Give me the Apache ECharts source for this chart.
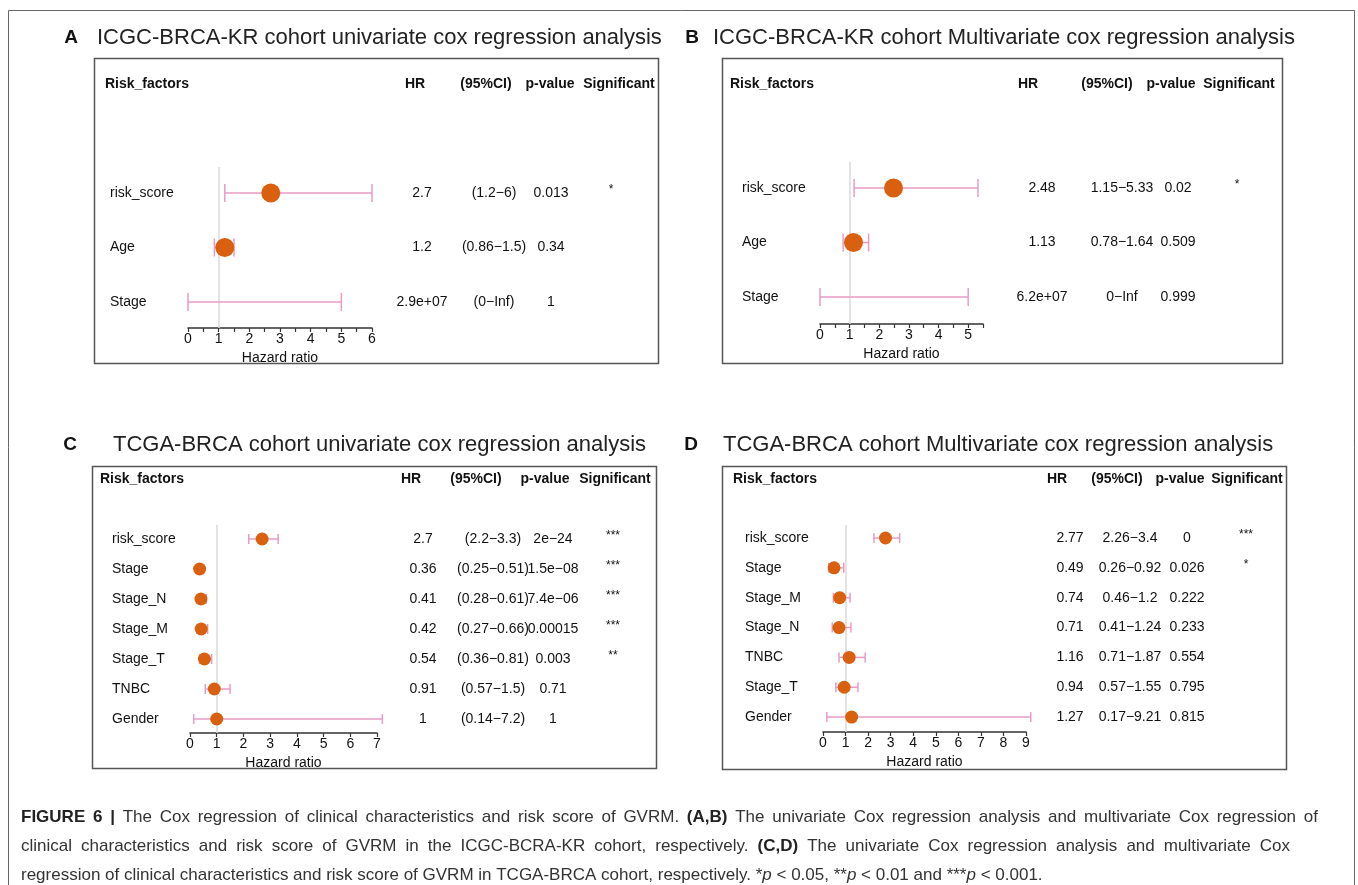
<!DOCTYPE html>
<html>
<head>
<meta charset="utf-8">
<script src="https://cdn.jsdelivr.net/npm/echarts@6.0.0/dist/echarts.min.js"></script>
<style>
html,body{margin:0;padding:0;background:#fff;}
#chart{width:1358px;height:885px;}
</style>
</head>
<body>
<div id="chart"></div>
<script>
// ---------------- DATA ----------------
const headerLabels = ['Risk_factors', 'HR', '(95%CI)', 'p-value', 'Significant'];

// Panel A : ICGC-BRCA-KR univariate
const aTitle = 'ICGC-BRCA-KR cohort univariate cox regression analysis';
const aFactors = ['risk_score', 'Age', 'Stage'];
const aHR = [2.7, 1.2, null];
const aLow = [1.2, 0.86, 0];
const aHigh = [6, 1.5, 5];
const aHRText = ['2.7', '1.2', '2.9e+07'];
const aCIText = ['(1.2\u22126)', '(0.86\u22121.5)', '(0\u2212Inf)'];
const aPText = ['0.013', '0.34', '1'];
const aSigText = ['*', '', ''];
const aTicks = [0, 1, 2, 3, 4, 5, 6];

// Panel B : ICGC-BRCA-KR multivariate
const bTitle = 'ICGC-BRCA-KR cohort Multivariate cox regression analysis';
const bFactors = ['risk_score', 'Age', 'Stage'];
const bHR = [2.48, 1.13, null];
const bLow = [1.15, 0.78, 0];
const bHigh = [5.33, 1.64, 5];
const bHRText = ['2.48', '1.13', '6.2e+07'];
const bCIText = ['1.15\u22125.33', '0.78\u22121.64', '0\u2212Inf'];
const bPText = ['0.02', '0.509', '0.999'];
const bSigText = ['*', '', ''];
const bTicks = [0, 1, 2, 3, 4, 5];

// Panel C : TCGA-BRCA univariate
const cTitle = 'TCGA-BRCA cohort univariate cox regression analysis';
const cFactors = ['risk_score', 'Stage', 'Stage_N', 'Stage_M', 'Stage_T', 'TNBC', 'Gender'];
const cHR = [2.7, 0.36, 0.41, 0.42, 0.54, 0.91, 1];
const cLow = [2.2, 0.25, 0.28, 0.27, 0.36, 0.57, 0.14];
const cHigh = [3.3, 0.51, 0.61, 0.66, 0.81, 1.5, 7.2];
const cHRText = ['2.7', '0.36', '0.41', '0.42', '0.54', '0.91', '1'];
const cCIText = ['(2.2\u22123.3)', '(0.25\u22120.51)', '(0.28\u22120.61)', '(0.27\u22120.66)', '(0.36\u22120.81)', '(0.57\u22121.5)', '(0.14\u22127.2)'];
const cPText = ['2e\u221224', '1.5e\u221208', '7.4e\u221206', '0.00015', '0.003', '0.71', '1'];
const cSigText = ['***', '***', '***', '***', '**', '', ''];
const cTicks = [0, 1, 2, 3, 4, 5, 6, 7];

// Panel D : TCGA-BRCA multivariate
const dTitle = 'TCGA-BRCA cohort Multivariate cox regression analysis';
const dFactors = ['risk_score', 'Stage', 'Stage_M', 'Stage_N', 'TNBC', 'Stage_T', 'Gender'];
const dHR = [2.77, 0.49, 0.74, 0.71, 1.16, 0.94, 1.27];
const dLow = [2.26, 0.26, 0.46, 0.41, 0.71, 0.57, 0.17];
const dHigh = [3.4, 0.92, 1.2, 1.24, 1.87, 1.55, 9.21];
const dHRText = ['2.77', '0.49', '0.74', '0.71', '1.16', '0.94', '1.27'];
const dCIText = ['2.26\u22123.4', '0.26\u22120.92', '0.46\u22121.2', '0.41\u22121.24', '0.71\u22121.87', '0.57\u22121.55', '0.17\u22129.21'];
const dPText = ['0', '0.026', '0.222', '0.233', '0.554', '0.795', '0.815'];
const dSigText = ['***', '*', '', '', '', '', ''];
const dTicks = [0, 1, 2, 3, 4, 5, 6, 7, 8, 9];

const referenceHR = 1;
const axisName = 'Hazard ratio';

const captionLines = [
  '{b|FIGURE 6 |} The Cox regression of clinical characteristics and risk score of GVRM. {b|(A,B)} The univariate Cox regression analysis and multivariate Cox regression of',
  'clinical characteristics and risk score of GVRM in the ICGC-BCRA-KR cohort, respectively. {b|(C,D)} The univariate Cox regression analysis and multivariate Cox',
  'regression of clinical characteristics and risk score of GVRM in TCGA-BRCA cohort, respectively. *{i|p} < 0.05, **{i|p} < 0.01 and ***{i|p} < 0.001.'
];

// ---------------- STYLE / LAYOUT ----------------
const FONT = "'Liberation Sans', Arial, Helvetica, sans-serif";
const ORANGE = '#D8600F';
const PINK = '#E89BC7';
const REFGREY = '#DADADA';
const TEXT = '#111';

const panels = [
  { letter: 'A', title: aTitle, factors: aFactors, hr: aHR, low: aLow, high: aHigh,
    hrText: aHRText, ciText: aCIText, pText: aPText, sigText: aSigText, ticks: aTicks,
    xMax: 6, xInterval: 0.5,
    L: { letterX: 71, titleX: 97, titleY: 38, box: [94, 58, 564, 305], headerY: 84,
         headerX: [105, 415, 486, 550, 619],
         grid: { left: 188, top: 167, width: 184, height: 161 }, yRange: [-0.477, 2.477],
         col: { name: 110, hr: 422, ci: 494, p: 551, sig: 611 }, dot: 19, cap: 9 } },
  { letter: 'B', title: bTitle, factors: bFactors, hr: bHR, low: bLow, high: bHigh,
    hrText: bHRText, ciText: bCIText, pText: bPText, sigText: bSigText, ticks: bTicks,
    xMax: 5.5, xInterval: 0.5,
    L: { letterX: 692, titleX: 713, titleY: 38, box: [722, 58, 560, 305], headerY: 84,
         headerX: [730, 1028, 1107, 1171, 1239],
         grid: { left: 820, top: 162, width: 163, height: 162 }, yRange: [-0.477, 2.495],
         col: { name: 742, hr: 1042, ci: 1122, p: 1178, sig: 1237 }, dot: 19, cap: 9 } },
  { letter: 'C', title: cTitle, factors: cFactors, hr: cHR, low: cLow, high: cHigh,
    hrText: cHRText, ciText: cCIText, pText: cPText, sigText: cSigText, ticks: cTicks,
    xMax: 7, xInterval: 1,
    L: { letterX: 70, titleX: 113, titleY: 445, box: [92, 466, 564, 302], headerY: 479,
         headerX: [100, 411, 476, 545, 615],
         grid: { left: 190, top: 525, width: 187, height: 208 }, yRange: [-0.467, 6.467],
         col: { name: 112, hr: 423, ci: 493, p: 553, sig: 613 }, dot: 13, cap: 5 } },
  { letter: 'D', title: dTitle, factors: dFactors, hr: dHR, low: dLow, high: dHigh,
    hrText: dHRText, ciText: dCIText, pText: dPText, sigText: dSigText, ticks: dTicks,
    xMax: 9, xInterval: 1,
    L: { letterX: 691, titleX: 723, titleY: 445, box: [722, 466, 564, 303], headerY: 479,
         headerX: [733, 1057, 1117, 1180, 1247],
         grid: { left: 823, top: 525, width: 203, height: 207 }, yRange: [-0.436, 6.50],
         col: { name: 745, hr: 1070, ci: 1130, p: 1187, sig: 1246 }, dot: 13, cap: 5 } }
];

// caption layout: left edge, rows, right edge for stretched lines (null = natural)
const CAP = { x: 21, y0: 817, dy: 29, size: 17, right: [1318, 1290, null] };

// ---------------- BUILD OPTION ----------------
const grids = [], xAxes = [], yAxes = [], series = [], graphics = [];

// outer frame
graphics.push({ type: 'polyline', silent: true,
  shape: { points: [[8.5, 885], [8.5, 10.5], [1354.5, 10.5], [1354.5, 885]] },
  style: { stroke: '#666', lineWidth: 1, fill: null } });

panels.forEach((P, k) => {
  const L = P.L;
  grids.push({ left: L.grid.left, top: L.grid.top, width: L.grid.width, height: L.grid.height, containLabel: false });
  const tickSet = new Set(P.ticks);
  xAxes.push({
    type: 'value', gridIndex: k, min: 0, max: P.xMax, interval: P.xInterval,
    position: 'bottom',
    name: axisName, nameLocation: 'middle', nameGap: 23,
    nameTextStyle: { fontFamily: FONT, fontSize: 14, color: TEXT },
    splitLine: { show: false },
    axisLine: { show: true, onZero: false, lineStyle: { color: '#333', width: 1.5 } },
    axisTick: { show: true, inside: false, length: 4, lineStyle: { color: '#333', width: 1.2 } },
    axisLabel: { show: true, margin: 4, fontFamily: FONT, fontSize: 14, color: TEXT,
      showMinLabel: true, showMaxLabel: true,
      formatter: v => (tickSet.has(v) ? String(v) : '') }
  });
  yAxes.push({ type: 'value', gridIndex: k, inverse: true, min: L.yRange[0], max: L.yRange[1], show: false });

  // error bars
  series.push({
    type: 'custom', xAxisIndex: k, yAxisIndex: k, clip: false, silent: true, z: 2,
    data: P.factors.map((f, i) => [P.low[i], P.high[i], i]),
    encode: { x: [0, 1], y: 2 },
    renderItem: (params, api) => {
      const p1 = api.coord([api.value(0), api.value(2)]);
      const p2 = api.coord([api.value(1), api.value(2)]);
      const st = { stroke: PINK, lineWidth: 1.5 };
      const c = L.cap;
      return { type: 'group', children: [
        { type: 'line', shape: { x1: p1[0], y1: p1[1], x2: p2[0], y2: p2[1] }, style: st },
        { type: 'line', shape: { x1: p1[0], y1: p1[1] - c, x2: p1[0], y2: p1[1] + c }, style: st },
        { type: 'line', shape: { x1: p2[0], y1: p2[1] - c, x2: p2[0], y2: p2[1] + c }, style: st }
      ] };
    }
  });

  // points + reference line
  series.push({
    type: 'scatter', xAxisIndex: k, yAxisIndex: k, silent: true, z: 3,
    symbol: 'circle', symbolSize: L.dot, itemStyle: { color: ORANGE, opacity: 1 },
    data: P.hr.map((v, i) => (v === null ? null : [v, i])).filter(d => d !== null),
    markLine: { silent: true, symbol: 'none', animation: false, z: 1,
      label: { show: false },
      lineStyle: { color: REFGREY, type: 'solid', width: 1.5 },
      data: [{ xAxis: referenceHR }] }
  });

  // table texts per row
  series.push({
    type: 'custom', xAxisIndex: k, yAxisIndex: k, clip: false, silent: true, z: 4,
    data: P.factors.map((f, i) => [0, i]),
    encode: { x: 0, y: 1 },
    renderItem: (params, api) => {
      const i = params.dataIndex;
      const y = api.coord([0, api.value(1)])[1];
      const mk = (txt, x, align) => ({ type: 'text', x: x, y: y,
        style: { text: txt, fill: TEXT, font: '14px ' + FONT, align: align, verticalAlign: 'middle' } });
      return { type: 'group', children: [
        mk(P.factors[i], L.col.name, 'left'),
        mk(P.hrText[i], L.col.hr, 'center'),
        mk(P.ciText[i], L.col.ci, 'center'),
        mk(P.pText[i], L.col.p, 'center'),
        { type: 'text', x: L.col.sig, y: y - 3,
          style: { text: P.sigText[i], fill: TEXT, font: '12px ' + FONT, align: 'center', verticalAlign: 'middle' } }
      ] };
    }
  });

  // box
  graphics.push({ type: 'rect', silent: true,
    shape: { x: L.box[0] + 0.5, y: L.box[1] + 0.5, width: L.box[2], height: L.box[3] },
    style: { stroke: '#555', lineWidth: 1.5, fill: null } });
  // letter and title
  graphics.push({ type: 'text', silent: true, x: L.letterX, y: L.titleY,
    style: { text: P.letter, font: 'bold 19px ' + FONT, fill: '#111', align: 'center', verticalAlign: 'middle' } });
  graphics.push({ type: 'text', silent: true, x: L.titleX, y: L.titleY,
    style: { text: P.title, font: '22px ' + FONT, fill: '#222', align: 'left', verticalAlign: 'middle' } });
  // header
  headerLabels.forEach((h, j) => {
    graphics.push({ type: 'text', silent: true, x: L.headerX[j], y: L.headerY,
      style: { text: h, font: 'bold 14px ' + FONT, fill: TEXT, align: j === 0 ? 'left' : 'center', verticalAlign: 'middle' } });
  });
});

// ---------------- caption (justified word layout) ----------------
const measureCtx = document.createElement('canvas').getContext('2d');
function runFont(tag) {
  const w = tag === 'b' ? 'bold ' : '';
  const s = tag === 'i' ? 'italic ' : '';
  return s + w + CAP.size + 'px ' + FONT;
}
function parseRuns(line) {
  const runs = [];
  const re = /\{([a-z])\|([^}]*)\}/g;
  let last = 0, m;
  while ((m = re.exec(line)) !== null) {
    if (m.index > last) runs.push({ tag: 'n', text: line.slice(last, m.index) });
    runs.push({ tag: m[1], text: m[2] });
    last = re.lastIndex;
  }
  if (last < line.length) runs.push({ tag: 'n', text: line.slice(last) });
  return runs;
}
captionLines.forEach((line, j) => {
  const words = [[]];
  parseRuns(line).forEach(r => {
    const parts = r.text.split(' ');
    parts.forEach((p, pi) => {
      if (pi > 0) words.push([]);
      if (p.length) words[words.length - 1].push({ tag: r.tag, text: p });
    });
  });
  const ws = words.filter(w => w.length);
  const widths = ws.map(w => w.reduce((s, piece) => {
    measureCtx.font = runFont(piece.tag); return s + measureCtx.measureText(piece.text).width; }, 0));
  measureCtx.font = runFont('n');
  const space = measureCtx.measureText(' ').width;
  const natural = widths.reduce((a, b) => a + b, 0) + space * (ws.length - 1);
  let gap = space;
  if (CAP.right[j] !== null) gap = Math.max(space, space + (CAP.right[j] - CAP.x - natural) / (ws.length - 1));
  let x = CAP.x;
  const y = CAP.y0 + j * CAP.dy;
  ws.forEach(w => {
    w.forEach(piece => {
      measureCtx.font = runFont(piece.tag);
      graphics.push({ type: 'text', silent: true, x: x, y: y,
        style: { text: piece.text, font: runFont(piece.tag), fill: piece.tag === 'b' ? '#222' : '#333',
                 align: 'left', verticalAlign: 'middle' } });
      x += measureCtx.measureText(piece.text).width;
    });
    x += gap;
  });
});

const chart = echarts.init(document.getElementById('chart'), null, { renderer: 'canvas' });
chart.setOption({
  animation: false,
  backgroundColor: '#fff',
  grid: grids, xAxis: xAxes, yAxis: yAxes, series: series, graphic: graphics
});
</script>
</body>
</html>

* * *

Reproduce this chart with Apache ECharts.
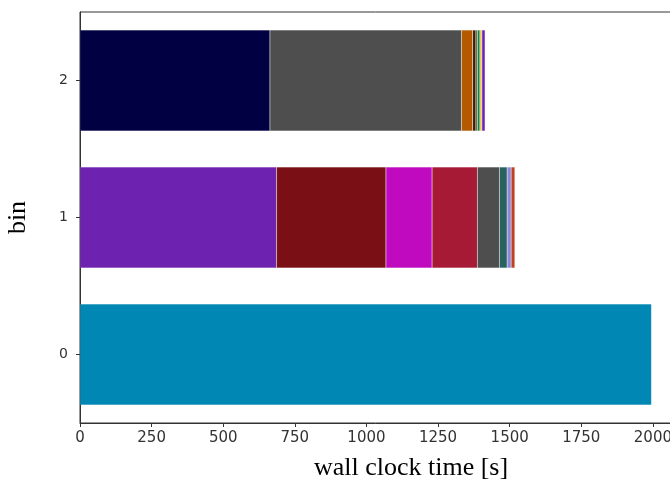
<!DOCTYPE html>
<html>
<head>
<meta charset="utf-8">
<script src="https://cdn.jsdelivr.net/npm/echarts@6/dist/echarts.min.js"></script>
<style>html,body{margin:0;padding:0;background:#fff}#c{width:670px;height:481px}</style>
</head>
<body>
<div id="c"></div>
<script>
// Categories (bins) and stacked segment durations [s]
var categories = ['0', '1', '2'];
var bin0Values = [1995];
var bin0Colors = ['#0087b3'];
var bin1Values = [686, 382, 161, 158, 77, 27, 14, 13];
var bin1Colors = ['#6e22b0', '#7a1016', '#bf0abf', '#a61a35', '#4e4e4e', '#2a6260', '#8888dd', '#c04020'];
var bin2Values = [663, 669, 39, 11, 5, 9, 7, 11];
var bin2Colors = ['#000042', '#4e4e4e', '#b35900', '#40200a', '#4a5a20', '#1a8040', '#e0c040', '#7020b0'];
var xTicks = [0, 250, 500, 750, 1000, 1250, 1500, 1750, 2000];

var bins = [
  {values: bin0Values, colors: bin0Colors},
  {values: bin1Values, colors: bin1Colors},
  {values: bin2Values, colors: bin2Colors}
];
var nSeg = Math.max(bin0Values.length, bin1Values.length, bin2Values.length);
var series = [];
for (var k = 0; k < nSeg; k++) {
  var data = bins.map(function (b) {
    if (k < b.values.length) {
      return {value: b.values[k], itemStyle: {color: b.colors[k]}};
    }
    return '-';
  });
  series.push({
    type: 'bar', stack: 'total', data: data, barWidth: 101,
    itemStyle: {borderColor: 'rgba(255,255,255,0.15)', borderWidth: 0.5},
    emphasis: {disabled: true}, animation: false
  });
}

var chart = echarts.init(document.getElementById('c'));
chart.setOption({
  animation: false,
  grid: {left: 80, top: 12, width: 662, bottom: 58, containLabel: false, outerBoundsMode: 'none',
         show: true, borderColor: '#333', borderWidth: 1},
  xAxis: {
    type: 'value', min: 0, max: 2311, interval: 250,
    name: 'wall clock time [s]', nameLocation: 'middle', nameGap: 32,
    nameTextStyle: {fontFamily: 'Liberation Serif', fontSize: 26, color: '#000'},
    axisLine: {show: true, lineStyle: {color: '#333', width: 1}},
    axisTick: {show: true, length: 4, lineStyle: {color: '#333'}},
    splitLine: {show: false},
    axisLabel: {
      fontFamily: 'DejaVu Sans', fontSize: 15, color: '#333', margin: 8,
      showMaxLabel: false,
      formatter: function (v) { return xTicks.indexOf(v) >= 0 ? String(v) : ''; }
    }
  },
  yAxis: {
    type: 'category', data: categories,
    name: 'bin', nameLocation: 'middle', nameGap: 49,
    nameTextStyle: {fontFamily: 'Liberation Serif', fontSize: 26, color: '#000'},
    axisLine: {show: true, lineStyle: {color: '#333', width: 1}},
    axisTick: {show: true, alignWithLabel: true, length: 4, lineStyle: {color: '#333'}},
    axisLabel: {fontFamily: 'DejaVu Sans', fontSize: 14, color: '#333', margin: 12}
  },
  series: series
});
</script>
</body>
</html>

* * *

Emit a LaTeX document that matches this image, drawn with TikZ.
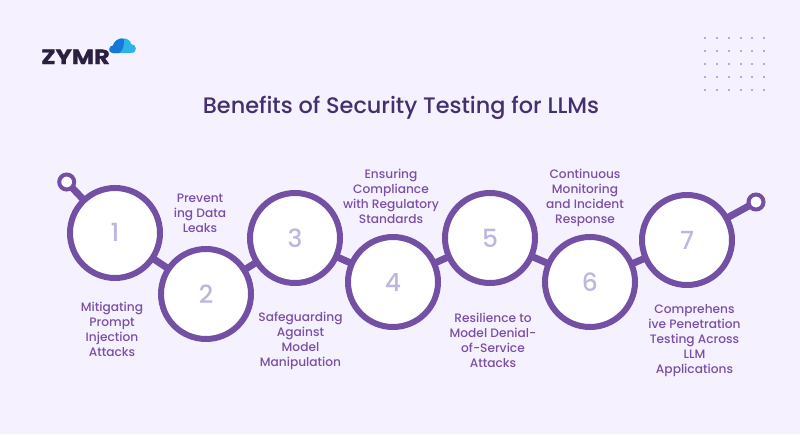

* **WHAT YOU ARE ASKED TO DO**:
Nothing but the lines from the one containing "Give me the" through the one containing "const aTicks = [0, 1, 2, 3, 4, 5, 6];" should be written out, exactly and with both ends. Pictures are left out.

* **EXERCISE OUTPUT**:
Give me the Apache ECharts source for this chart.
<!DOCTYPE html>
<html>
<head>
<meta charset="utf-8">
<script src="https://cdn.jsdelivr.net/npm/echarts@6.0.0/dist/echarts.min.js"></script>
<style>
html,body{margin:0;padding:0;background:#fff;}
#chart{width:1358px;height:885px;}
</style>
</head>
<body>
<div id="chart"></div>
<script>
// ---------------- DATA ----------------
const headerLabels = ['Risk_factors', 'HR', '(95%CI)', 'p-value', 'Significant'];

// Panel A : ICGC-BRCA-KR univariate
const aTitle = 'ICGC-BRCA-KR cohort univariate cox regression analysis';
const aFactors = ['risk_score', 'Age', 'Stage'];
const aHR = [2.7, 1.2, null];
const aLow = [1.2, 0.86, 0];
const aHigh = [6, 1.5, 5];
const aHRText = ['2.7', '1.2', '2.9e+07'];
const aCIText = ['(1.2\u22126)', '(0.86\u22121.5)', '(0\u2212Inf)'];
const aPText = ['0.013', '0.34', '1'];
const aSigText = ['*', '', ''];
const aTicks = [0, 1, 2, 3, 4, 5, 6];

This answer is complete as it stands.